## WRITTEN EXERCISE
Without the pictures, extract every line from the start of the material to the line containing "minimum height=45pt] (ark2)", both ends included.

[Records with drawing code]
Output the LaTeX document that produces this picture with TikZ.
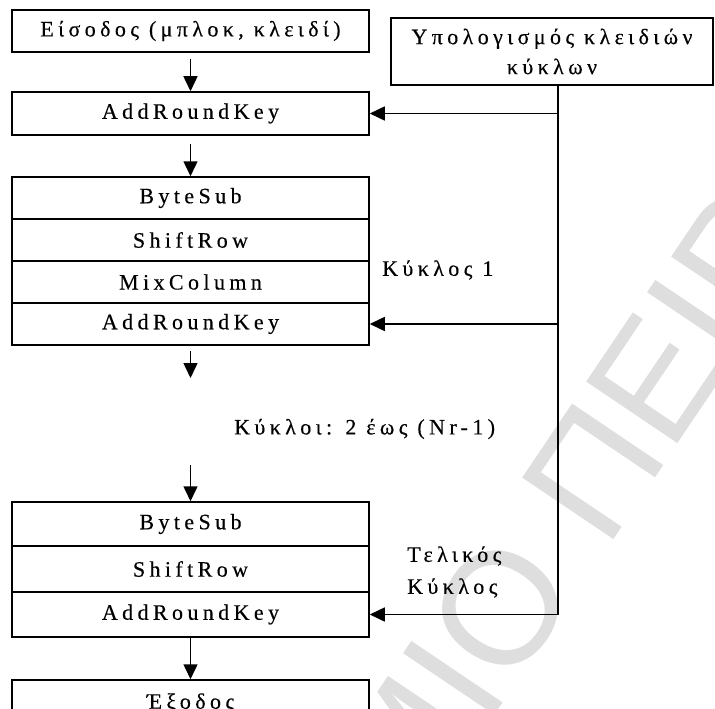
\documentclass[tikz,border=0pt]{standalone}
\usepackage{fontspec}
\setmainfont{Liberation Serif}[LetterSpace=20, FakeBold=0.3]
\newfontfamily\wmfont{Liberation Sans}
\usetikzlibrary{arrows.meta}

\tikzset{
  stage/.style={draw, line width=1.5pt, minimum width=357pt, inner sep=0pt,
    font=\fontsize{22}{26}\selectfont},
  keybox/.style={draw, line width=1.5pt, minimum width=322pt, minimum height=67pt,
    inner sep=0pt, align=center, font=\fontsize{22}{30}\selectfont},
  lbl/.style={anchor=west, inner sep=0pt, align=left, font=\fontsize{22}{32}\selectfont},
  flow/.style={line width=1.5pt, -{Triangle[length=15pt,width=14pt]}},
  trunk/.style={line width=1.5pt},
  watermark/.style={text=black!13, inner sep=0pt, rotate=56, anchor=base east,
    font=\wmfont\fontsize{160}{160}\selectfont}
}

\begin{document}
\begin{tikzpicture}[x=1pt,y=-1pt]
\useasboundingbox (0,0) rectangle (715,709);
\clip (0,0) rectangle (715,709);
\fill[white] (0,0) rectangle (715,709);

% faint diagonal watermark behind the flow chart
\node[watermark] (wm) at (512,690) {ΠΑΝΕΠΙΣΤΗΜΙ\rlap{Ο ΠΕΙΡΑΙΩΣ}};

% input and first key addition
\node[stage, minimum height=42pt] (in)   at (190.5,31)    {Είσοδος (μπλοκ, κλειδί)};
\node[stage, minimum height=43pt] (ark0) at (190.5,113.5) {AddRoundKey};

% round 1
\node[stage, minimum height=42pt] (bs1)  at (190.5,198) {ByteSub};
\node[stage, minimum height=42pt] (sr1)  at (190.5,240) {ShiftRow};
\node[stage, minimum height=42pt] (mc1)  at (190.5,282) {MixColumn};
\node[stage, minimum height=42pt] (ark1) at (190.5,324) {AddRoundKey};

% final round
\node[stage, minimum height=44pt] (bs2)  at (190.5,524)   {ByteSub};
\node[stage, minimum height=46pt] (sr2)  at (190.5,569)   {ShiftRow};
\node[stage, minimum height=45pt] (ark2) at (190.5,614.5) {AddRoundKey};

% output (runs past the lower edge)
\node[stage, minimum height=60pt] (out)  at (190.5,710) {};
\node[font=\fontsize{22}{26}\selectfont, inner sep=0pt] (outtxt) at (190.5,703) {Έξοδος};

% key schedule
\node[keybox] (keys) at (552,51.5) {Υπολογισμός κλειδιών\\κύκλων};

% labels
\node[lbl] (l1) at (382,270) {Κύκλος 1};
\node[lbl] (lm) at (234,429) {Κύκλοι: 2 έως (Nr-1)};
\node[lbl] (lf) at (407,572) {Τελικός\\Κύκλος};

% intermediate rounds, drawn as a gap between two arrows
\coordinate (gapA) at (190.5,378);
\coordinate (gapB) at (190.5,465);

% data path
\draw[flow, shorten <=6pt] (in) -- (ark0);
\draw[flow, shorten <=8pt] (ark0) -- (bs1);
\draw[flow, shorten <=5pt] (ark1.south) -- (gapA);
\draw[flow] (gapB) -- (bs2);
\draw[flow] (ark2) -- (out);

% round keys distributed from the key schedule
\coordinate (kt) at (558,85);
\coordinate (kb) at (558,614.5);
\draw[trunk] (keys.south -| kt) -- (kb);
\draw[flow] (ark0.east -| kt) -- (ark0.east);
\draw[flow] (ark1.east -| kt) -- (ark1.east);
\draw[flow, line join=miter] (kb) -- (ark2.east);
\end{tikzpicture}
\end{document}
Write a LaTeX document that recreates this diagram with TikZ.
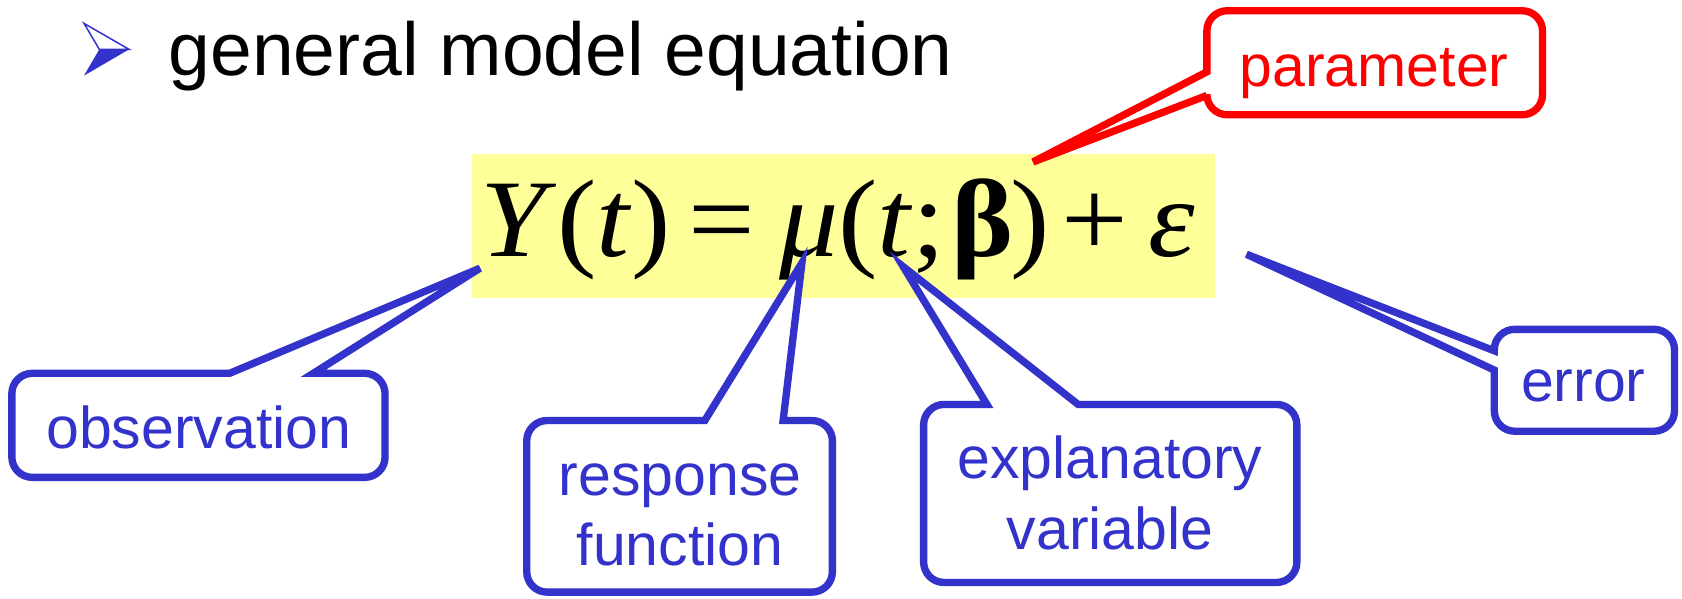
\documentclass[tikz,border=0pt]{standalone}
\usepackage{fontspec}
\setmainfont{Liberation Sans}
\newfontfamily\eqfont{Liberation Serif}
\usetikzlibrary{calc}
\definecolor{cblue}{RGB}{51,51,204}
\definecolor{cred}{RGB}{255,0,0}
\definecolor{hlyellow}{RGB}{255,255,153}
\newcommand\crad{19}
\newcommand\cctl{8.5}
\newcommand\topcallout[5]{%
  \draw[callout,#1] ($(#2.north west)+(#3,0)$) -- (#5) -- ($(#2.north west)+(#4,0)$)
   -- ($(#2.north east)+(-\crad,0)$) .. controls ($(#2.north east)+(-\cctl,0)$) and ($(#2.north east)+(0,\cctl)$) .. ($(#2.north east)+(0,\crad)$)
   -- ($(#2.south east)+(0,-\crad)$) .. controls ($(#2.south east)+(0,-\cctl)$) and ($(#2.south east)+(-\cctl,0)$) .. ($(#2.south east)+(-\crad,0)$)
   -- ($(#2.south west)+(\crad,0)$) .. controls ($(#2.south west)+(\cctl,0)$) and ($(#2.south west)+(0,-\cctl)$) .. ($(#2.south west)+(0,-\crad)$)
   -- ($(#2.north west)+(0,\crad)$) .. controls ($(#2.north west)+(0,\cctl)$) and ($(#2.north west)+(\cctl,0)$) .. ($(#2.north west)+(\crad,0)$)
   -- cycle;}
\newcommand\leftcallout[5]{%
  \draw[callout,#1] ($(#2.north west)+(0,#3)$) -- (#5) -- ($(#2.north west)+(0,#4)$)
   -- ($(#2.south west)+(0,-\crad)$) .. controls ($(#2.south west)+(0,-\cctl)$) and ($(#2.south west)+(\cctl,0)$) .. ($(#2.south west)+(\crad,0)$)
   -- ($(#2.south east)+(-\crad,0)$) .. controls ($(#2.south east)+(-\cctl,0)$) and ($(#2.south east)+(0,-\cctl)$) .. ($(#2.south east)+(0,-\crad)$)
   -- ($(#2.north east)+(0,\crad)$) .. controls ($(#2.north east)+(0,\cctl)$) and ($(#2.north east)+(-\cctl,0)$) .. ($(#2.north east)+(-\crad,0)$)
   -- ($(#2.north west)+(\crad,0)$) .. controls ($(#2.north west)+(\cctl,0)$) and ($(#2.north west)+(0,\cctl)$) .. ($(#2.north west)+(0,\crad)$)
   -- cycle;}
\begin{document}
\begin{tikzpicture}[x=0.02cm,y=-0.02cm,
  boxframe/.style={rectangle, inner sep=0pt, outer sep=0pt},
  callout/.style={line width=3.9pt, fill=white, line join=miter},
  lbl/.style={inner sep=0pt, anchor=base, font=\fontsize{31.3}{36}\selectfont},
]
\useasboundingbox (0,0) rectangle (1568,558);
\fill[white] (0,0) rectangle (1568,558);

% bullet
\fill[cblue] (92.6,46) -- (120.3,46) -- (78.3,70.5) -- cycle;
\draw[cblue, line width=0.8pt, line join=miter] (78.3,21.8) -- (120.3,46) -- (92.6,46) -- cycle;

% title
\node[anchor=base west, inner sep=0pt, font=\fontsize{39.8}{44}\selectfont] (title) at (157,70.7) {general model equation};

% equation
\node[boxframe, fill=hlyellow, minimum width=13.86cm, minimum height=2.68cm] (eqbg) at (786.5,210.5) {};
\node[anchor=base west, inner sep=0pt, font=\eqfont\fontsize{58.6}{62}\selectfont] (eq) at (448,239.3)
  {\scalebox{1.07}[1]{\textit{Y}(\textit{t})\hspace{0.15em}=\hspace{0.2em}\textit{μ}(\textit{t};\hspace{0.05em}\textbf{β}\hspace{-0.03em})\hspace{0.1em}+\hspace{0.17em}\textit{ε}}};

% callout frames
\node[boxframe, minimum width=6.26cm, minimum height=1.94cm] (parambox) at (1281.5,58.5) {};
\node[boxframe, minimum width=6.96cm, minimum height=1.94cm] (obsbox) at (185,396.5) {};
\node[boxframe, minimum width=5.70cm, minimum height=3.20cm] (respbox) at (633.5,472) {};
\node[boxframe, minimum width=6.96cm, minimum height=3.32cm] (explbox) at (1035,460) {};
\node[boxframe, minimum width=3.36cm, minimum height=1.90cm] (errbox) at (1477,354.5) {};

% pointer tips
\coordinate (paramtip) at (963,151);
\coordinate (obstip) at (447.5,250);
\coordinate (resptip) at (747.6,245);
\coordinate (expltip) at (842,248.6);
\coordinate (errtip) at (1162,237);

\leftcallout{draw=cred}{parambox}{57}{79}{paramtip}
\topcallout{draw=cblue}{obsbox}{203}{281}{obstip}
\topcallout{draw=cblue}{respbox}{166}{239}{resptip}
\topcallout{draw=cblue}{explbox}{59}{144}{expltip}
\leftcallout{draw=cblue}{errbox}{20}{38}{errtip}

% labels
\node[lbl, text=cred] (paramtxt) at (1281,80.3) {parameter};
\node[lbl, text=cblue] (obstxt) at (185.4,418) {observation};
\node[lbl, text=cblue] (resptxt1) at (634,461.5) {response};
\node[lbl, text=cblue] (resptxt2) at (634,526.7) {function};
\node[lbl, text=cblue] (expltxt1) at (1034.8,446.5) {explanatory};
\node[lbl, text=cblue] (expltxt2) at (1034.8,512.7) {variable};
\node[lbl, text=cblue] (errtxt) at (1476,374.5) {error};
\end{tikzpicture}
\end{document}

## TASK SOLUTION
Output the LaTeX document that produces this picture with TikZ.
\documentclass[tikz,border=0pt]{standalone}
\usepackage{fontspec}
\setmainfont{Liberation Serif}[LetterSpace=20, FakeBold=0.3]
\newfontfamily\wmfont{Liberation Sans}
\usetikzlibrary{arrows.meta}

\tikzset{
  stage/.style={draw, line width=1.5pt, minimum width=357pt, inner sep=0pt,
    font=\fontsize{22}{26}\selectfont},
  keybox/.style={draw, line width=1.5pt, minimum width=322pt, minimum height=67pt,
    inner sep=0pt, align=center, font=\fontsize{22}{30}\selectfont},
  lbl/.style={anchor=west, inner sep=0pt, align=left, font=\fontsize{22}{32}\selectfont},
  flow/.style={line width=1.5pt, -{Triangle[length=15pt,width=14pt]}},
  trunk/.style={line width=1.5pt},
  watermark/.style={text=black!13, inner sep=0pt, rotate=56, anchor=base east,
    font=\wmfont\fontsize{160}{160}\selectfont}
}

\begin{document}
\begin{tikzpicture}[x=1pt,y=-1pt]
\useasboundingbox (0,0) rectangle (715,709);
\clip (0,0) rectangle (715,709);
\fill[white] (0,0) rectangle (715,709);

% faint diagonal watermark behind the flow chart
\node[watermark] (wm) at (512,690) {ΠΑΝΕΠΙΣΤΗΜΙ\rlap{Ο ΠΕΙΡΑΙΩΣ}};

% input and first key addition
\node[stage, minimum height=42pt] (in)   at (190.5,31)    {Είσοδος (μπλοκ, κλειδί)};
\node[stage, minimum height=43pt] (ark0) at (190.5,113.5) {AddRoundKey};

% round 1
\node[stage, minimum height=42pt] (bs1)  at (190.5,198) {ByteSub};
\node[stage, minimum height=42pt] (sr1)  at (190.5,240) {ShiftRow};
\node[stage, minimum height=42pt] (mc1)  at (190.5,282) {MixColumn};
\node[stage, minimum height=42pt] (ark1) at (190.5,324) {AddRoundKey};

% final round
\node[stage, minimum height=44pt] (bs2)  at (190.5,524)   {ByteSub};
\node[stage, minimum height=46pt] (sr2)  at (190.5,569)   {ShiftRow};
\node[stage, minimum height=45pt] (ark2) at (190.5,614.5) {AddRoundKey};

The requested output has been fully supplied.